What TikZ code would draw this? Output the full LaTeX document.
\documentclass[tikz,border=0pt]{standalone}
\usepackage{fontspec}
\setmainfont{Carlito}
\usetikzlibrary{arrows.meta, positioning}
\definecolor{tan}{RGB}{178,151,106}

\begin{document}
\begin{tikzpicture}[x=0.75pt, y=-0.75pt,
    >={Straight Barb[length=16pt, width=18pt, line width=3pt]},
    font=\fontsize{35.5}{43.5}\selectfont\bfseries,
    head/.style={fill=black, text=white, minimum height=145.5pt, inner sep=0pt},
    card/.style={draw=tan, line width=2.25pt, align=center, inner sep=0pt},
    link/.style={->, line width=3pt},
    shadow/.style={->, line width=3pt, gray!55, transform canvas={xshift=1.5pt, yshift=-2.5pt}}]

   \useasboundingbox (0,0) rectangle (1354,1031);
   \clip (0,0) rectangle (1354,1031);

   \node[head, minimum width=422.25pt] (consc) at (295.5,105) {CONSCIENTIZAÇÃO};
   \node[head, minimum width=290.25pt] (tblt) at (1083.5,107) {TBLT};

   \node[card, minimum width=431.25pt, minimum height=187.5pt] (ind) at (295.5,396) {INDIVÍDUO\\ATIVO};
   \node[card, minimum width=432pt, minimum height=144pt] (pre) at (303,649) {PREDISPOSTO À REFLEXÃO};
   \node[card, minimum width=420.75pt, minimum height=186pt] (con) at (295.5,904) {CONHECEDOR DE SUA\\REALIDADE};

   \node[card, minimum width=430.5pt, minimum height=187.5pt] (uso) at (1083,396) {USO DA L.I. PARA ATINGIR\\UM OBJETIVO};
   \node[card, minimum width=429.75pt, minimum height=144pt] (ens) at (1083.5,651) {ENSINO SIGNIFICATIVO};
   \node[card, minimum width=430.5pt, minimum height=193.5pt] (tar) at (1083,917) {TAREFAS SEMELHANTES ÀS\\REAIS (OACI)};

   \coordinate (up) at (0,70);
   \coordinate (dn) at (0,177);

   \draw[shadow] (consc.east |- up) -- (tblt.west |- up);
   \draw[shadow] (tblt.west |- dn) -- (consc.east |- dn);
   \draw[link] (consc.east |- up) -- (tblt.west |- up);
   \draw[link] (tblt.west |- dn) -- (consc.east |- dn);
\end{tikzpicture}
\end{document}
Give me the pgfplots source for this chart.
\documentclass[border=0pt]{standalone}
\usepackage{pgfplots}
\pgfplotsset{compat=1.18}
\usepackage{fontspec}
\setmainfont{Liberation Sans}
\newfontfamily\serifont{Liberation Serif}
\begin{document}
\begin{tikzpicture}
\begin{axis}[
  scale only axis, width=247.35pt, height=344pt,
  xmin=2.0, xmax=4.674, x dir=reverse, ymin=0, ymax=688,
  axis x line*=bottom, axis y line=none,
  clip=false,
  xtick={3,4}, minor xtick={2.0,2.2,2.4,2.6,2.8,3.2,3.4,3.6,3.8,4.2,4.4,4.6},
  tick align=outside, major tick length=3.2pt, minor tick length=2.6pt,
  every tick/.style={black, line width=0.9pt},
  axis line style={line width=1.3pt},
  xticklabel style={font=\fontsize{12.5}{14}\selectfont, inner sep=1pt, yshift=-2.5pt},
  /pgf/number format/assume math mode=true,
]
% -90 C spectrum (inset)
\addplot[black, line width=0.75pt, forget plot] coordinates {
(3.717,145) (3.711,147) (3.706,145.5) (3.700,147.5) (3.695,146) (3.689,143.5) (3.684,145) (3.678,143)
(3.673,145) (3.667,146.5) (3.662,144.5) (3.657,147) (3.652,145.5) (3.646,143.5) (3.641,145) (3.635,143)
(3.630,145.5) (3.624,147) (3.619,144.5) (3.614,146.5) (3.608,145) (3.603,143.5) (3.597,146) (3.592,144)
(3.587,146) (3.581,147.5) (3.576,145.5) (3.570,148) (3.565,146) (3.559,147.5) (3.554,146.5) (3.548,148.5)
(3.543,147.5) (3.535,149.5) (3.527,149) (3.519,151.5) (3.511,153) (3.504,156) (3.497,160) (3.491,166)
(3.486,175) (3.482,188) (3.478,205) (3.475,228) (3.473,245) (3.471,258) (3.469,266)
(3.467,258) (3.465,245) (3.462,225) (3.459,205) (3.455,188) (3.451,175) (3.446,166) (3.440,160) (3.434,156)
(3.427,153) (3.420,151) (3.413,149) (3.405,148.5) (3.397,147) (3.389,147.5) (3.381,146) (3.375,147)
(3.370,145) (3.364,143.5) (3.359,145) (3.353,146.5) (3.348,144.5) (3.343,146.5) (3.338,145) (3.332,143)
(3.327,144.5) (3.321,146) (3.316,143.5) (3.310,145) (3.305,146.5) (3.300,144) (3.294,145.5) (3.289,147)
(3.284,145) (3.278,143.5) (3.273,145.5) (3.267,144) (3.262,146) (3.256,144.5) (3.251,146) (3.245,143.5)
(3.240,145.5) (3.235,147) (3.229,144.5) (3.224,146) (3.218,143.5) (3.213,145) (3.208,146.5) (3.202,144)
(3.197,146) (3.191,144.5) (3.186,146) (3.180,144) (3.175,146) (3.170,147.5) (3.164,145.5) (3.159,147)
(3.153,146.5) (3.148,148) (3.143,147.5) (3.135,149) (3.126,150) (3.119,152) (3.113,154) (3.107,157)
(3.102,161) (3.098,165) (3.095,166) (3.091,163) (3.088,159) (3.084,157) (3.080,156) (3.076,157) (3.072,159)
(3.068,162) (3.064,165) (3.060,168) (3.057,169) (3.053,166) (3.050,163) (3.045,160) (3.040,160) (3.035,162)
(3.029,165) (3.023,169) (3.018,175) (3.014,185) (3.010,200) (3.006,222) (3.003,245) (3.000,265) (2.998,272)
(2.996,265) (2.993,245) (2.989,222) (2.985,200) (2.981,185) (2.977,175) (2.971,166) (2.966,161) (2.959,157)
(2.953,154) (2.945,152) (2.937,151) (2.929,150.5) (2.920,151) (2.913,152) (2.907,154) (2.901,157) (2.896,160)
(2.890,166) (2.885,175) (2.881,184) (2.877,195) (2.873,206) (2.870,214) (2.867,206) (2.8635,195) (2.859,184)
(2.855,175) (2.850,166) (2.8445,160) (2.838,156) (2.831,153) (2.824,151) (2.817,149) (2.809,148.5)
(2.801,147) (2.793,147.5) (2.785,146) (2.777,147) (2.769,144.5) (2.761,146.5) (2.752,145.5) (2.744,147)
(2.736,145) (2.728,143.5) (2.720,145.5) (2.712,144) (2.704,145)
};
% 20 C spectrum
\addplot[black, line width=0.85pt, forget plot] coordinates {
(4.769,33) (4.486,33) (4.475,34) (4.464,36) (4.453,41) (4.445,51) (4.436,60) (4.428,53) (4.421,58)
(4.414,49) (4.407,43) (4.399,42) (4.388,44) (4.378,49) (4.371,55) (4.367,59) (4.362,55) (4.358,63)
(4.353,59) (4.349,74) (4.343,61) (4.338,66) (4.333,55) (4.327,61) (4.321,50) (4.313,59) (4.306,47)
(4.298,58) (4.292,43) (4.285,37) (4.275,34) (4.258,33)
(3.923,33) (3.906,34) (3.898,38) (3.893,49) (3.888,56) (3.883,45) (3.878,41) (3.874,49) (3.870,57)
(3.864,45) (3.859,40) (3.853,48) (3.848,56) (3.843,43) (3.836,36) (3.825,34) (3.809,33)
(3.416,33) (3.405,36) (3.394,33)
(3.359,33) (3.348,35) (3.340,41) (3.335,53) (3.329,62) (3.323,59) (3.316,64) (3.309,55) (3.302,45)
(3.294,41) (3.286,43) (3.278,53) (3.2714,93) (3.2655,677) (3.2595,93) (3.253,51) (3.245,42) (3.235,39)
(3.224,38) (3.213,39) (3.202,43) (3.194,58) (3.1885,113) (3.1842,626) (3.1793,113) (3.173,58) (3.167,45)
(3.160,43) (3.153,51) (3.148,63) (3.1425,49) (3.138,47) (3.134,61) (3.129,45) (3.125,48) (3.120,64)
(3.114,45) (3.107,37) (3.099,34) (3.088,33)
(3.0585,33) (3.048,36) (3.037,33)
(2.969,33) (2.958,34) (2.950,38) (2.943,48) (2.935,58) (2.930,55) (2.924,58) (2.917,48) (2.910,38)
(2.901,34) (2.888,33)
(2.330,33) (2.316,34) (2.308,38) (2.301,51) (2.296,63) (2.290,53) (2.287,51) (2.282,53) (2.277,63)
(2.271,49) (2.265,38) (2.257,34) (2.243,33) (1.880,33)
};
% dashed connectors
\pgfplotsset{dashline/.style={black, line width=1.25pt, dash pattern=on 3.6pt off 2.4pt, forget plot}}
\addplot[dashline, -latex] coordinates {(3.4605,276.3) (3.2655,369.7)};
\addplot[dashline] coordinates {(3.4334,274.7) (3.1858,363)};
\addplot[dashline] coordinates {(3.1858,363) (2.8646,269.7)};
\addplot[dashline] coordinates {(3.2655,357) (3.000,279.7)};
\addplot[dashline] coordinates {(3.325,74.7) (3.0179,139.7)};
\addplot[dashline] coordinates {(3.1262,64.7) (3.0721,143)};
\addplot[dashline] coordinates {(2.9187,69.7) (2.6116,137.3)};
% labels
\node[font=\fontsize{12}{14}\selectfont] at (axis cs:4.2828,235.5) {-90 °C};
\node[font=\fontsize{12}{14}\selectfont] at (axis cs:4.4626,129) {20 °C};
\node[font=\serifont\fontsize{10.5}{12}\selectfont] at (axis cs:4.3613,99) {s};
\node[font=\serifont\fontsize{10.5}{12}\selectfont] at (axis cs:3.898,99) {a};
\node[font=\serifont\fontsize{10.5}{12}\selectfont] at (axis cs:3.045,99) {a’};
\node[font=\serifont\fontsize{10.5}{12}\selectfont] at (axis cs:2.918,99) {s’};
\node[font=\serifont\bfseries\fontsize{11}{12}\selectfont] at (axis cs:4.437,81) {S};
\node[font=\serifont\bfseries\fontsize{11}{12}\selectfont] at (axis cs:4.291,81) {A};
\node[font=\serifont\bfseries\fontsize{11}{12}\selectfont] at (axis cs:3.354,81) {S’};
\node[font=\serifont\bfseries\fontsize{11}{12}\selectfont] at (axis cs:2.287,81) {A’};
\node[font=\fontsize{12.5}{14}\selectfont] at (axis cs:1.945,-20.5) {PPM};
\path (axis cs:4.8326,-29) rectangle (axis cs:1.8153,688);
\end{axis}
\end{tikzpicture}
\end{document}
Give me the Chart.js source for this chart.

════════════════════

• Task to complete
Find the word "draw" in the data and show each line that holds it.

• Finished task
What TikZ code would draw this? Output the full LaTeX document.
    card/.style={draw=tan, line width=2.25pt, align=center, inner sep=0pt},
   \draw[shadow] (consc.east |- up) -- (tblt.west |- up);
   \draw[shadow] (tblt.west |- dn) -- (consc.east |- dn);
   \draw[link] (consc.east |- up) -- (tblt.west |- up);
   \draw[link] (tblt.west |- dn) -- (consc.east |- dn);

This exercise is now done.